## [Set task]
Please write out the lines of the data exactly, beginning with the first and ending with the line containing "let namedEpHi = [169, 69.2, 15.0, 6.15, 5.93, 69.3];"; leave the pictures behind.

## [Material provided]
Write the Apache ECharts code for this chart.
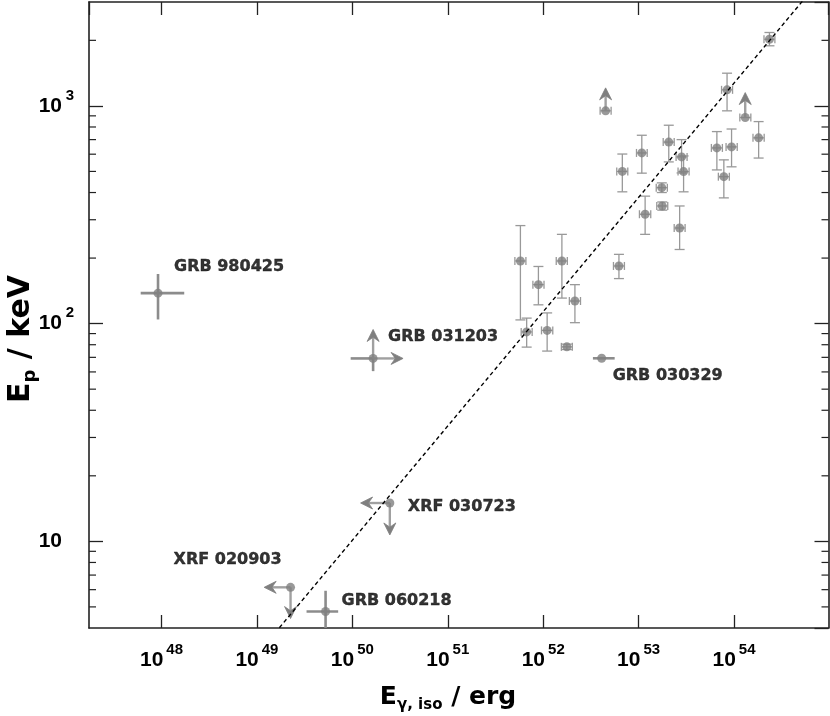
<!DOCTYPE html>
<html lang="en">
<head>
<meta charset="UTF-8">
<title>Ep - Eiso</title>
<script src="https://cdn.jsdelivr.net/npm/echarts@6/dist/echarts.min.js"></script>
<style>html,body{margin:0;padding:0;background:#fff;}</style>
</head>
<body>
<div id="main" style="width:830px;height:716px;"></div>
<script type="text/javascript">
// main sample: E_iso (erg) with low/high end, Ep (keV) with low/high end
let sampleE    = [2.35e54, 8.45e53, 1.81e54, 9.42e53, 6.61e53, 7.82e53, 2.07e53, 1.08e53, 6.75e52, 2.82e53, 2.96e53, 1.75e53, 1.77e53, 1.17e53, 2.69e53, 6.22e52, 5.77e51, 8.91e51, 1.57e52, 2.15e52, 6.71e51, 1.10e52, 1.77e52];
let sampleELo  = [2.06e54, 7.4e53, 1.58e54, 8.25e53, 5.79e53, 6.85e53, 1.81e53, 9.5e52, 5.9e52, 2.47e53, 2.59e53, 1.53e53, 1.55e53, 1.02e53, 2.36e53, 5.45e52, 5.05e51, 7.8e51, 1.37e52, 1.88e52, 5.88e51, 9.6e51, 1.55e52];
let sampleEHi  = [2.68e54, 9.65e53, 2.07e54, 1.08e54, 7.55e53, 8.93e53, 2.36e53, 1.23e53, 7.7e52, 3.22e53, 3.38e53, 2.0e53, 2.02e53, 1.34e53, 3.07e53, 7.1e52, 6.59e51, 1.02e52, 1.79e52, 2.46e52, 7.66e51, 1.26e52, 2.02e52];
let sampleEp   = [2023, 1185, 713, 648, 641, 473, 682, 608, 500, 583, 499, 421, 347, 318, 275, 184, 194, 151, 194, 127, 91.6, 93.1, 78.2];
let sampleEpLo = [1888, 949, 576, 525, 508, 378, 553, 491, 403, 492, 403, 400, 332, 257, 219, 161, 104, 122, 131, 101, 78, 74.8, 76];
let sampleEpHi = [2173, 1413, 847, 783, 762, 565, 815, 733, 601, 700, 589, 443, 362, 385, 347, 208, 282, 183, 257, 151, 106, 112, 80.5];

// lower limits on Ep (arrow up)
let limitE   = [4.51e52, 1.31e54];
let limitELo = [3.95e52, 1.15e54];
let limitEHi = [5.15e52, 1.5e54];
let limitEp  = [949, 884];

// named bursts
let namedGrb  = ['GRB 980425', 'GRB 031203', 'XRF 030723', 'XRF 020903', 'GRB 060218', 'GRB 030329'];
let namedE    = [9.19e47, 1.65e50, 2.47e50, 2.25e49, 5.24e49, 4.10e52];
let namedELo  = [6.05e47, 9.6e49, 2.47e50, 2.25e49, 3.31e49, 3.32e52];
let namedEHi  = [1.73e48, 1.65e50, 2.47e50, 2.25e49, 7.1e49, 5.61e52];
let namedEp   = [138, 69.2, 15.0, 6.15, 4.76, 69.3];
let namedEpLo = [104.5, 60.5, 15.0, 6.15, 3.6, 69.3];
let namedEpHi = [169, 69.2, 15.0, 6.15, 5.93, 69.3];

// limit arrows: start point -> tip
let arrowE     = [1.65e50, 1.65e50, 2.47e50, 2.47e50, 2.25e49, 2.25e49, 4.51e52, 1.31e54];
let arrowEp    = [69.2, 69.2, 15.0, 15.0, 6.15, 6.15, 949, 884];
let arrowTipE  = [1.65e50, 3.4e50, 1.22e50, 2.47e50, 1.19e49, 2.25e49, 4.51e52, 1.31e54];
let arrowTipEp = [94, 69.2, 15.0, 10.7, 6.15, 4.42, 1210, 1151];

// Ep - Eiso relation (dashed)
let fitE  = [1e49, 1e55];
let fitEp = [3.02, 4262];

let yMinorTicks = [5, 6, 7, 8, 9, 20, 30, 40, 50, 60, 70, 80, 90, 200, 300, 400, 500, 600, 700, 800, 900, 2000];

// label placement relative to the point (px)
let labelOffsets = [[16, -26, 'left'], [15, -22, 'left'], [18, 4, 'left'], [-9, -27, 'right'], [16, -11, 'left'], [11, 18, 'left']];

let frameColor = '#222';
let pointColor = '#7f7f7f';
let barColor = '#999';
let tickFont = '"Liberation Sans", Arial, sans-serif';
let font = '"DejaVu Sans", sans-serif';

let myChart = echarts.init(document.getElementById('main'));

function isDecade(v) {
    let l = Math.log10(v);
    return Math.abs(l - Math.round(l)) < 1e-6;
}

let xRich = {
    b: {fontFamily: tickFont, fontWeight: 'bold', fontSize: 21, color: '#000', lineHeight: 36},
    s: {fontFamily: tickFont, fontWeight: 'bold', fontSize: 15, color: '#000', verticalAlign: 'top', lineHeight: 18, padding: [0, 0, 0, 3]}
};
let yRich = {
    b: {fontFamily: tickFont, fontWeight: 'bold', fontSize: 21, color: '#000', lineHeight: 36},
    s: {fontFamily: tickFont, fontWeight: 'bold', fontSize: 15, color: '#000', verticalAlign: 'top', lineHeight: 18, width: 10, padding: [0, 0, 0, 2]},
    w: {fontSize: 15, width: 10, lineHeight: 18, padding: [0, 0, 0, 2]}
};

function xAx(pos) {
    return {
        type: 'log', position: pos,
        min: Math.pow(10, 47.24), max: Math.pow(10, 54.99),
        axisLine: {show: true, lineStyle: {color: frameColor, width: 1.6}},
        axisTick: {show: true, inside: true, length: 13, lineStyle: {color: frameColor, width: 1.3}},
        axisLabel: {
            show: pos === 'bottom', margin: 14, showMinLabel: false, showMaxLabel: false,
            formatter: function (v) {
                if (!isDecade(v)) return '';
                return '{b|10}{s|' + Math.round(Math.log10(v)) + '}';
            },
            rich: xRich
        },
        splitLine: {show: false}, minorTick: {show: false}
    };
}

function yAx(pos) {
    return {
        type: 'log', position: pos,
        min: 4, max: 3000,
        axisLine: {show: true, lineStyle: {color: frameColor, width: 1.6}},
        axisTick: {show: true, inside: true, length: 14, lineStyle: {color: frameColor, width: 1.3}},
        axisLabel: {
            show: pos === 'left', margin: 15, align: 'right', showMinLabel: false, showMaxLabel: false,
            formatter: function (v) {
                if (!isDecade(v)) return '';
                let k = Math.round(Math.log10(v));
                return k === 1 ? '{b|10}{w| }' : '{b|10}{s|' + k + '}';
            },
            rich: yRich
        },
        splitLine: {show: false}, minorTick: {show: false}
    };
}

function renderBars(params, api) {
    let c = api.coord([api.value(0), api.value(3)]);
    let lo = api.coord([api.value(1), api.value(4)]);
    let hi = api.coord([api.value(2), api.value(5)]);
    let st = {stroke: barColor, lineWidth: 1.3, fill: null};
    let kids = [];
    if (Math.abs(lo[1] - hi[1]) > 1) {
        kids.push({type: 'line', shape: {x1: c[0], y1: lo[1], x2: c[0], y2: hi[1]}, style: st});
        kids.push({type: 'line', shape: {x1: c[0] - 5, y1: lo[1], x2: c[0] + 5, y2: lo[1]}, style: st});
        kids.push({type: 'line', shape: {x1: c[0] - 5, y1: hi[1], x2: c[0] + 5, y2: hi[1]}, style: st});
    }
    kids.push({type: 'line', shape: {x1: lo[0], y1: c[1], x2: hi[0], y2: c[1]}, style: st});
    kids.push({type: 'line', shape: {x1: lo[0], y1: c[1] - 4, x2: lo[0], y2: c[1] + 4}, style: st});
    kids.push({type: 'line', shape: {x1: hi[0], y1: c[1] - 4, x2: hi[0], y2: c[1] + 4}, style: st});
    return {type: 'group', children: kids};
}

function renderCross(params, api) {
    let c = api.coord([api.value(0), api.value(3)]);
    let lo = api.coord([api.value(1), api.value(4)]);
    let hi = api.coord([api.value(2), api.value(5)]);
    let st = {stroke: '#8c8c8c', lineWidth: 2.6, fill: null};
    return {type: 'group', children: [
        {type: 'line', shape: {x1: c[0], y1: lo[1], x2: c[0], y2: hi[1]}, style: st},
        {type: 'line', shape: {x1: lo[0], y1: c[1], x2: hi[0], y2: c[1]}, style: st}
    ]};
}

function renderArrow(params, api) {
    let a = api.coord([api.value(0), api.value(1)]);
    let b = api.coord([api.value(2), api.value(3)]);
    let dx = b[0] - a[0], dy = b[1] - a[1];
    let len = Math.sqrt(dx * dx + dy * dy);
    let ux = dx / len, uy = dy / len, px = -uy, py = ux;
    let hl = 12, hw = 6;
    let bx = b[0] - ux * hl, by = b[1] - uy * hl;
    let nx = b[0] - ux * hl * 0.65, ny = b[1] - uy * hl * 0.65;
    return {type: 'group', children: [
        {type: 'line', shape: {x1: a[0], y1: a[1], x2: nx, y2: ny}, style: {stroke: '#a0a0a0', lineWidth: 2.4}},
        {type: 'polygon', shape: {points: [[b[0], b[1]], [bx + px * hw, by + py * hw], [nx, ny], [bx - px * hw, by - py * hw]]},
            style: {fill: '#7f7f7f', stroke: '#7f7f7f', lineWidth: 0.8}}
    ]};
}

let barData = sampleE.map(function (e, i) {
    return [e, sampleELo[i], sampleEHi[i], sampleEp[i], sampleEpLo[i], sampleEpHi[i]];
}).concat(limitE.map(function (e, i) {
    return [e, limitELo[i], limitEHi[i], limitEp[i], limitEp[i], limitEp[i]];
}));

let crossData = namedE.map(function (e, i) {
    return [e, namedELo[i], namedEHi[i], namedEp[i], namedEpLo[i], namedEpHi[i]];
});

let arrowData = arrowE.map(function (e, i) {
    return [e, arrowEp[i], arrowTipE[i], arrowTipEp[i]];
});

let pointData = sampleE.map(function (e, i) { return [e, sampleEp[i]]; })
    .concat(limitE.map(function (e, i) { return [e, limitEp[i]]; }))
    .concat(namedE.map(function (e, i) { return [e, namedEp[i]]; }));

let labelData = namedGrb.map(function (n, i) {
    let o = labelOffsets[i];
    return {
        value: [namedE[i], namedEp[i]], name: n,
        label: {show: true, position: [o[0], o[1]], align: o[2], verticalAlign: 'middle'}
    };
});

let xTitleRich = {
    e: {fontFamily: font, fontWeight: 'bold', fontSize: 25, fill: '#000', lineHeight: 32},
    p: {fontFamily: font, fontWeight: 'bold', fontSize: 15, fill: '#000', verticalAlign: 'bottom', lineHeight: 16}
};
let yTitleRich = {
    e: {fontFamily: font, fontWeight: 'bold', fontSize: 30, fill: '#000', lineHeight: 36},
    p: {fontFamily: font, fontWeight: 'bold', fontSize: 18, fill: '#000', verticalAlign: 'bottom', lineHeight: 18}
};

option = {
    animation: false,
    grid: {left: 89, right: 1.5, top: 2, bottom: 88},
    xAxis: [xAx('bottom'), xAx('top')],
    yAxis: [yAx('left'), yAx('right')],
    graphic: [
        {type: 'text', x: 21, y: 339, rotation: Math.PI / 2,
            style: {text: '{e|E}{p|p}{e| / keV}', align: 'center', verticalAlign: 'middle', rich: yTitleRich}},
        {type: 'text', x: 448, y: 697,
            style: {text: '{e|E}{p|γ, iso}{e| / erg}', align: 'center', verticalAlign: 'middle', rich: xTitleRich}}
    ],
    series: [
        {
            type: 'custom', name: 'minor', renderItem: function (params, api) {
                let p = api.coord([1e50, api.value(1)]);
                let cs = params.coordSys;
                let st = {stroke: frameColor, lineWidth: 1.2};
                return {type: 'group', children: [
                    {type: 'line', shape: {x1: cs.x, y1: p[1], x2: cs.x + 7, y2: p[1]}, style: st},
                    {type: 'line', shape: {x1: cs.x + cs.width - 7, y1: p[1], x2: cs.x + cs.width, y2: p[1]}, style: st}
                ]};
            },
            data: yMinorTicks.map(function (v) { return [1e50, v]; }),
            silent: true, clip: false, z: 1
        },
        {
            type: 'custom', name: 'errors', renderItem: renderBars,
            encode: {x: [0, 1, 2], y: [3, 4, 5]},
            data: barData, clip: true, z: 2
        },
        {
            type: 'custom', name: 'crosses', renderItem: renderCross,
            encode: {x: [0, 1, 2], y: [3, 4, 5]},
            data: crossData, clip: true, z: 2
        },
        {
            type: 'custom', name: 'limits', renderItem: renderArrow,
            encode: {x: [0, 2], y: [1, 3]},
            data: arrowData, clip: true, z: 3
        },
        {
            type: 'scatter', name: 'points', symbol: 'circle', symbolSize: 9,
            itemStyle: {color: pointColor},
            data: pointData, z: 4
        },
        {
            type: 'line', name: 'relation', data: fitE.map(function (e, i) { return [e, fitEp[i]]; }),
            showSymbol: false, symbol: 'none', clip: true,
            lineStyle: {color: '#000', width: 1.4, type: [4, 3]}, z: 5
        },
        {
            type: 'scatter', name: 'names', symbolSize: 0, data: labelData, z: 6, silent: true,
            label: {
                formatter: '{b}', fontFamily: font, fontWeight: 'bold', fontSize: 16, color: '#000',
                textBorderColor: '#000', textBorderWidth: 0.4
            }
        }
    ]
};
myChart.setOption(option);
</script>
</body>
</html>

## [The response]
Write the Apache ECharts code for this chart.
<!DOCTYPE html>
<html lang="en">
<head>
<meta charset="UTF-8">
<title>Ep - Eiso</title>
<script src="https://cdn.jsdelivr.net/npm/echarts@6/dist/echarts.min.js"></script>
<style>html,body{margin:0;padding:0;background:#fff;}</style>
</head>
<body>
<div id="main" style="width:830px;height:716px;"></div>
<script type="text/javascript">
// main sample: E_iso (erg) with low/high end, Ep (keV) with low/high end
let sampleE    = [2.35e54, 8.45e53, 1.81e54, 9.42e53, 6.61e53, 7.82e53, 2.07e53, 1.08e53, 6.75e52, 2.82e53, 2.96e53, 1.75e53, 1.77e53, 1.17e53, 2.69e53, 6.22e52, 5.77e51, 8.91e51, 1.57e52, 2.15e52, 6.71e51, 1.10e52, 1.77e52];
let sampleELo  = [2.06e54, 7.4e53, 1.58e54, 8.25e53, 5.79e53, 6.85e53, 1.81e53, 9.5e52, 5.9e52, 2.47e53, 2.59e53, 1.53e53, 1.55e53, 1.02e53, 2.36e53, 5.45e52, 5.05e51, 7.8e51, 1.37e52, 1.88e52, 5.88e51, 9.6e51, 1.55e52];
let sampleEHi  = [2.68e54, 9.65e53, 2.07e54, 1.08e54, 7.55e53, 8.93e53, 2.36e53, 1.23e53, 7.7e52, 3.22e53, 3.38e53, 2.0e53, 2.02e53, 1.34e53, 3.07e53, 7.1e52, 6.59e51, 1.02e52, 1.79e52, 2.46e52, 7.66e51, 1.26e52, 2.02e52];
let sampleEp   = [2023, 1185, 713, 648, 641, 473, 682, 608, 500, 583, 499, 421, 347, 318, 275, 184, 194, 151, 194, 127, 91.6, 93.1, 78.2];
let sampleEpLo = [1888, 949, 576, 525, 508, 378, 553, 491, 403, 492, 403, 400, 332, 257, 219, 161, 104, 122, 131, 101, 78, 74.8, 76];
let sampleEpHi = [2173, 1413, 847, 783, 762, 565, 815, 733, 601, 700, 589, 443, 362, 385, 347, 208, 282, 183, 257, 151, 106, 112, 80.5];

// lower limits on Ep (arrow up)
let limitE   = [4.51e52, 1.31e54];
let limitELo = [3.95e52, 1.15e54];
let limitEHi = [5.15e52, 1.5e54];
let limitEp  = [949, 884];

// named bursts
let namedGrb  = ['GRB 980425', 'GRB 031203', 'XRF 030723', 'XRF 020903', 'GRB 060218', 'GRB 030329'];
let namedE    = [9.19e47, 1.65e50, 2.47e50, 2.25e49, 5.24e49, 4.10e52];
let namedELo  = [6.05e47, 9.6e49, 2.47e50, 2.25e49, 3.31e49, 3.32e52];
let namedEHi  = [1.73e48, 1.65e50, 2.47e50, 2.25e49, 7.1e49, 5.61e52];
let namedEp   = [138, 69.2, 15.0, 6.15, 4.76, 69.3];
let namedEpLo = [104.5, 60.5, 15.0, 6.15, 3.6, 69.3];
let namedEpHi = [169, 69.2, 15.0, 6.15, 5.93, 69.3];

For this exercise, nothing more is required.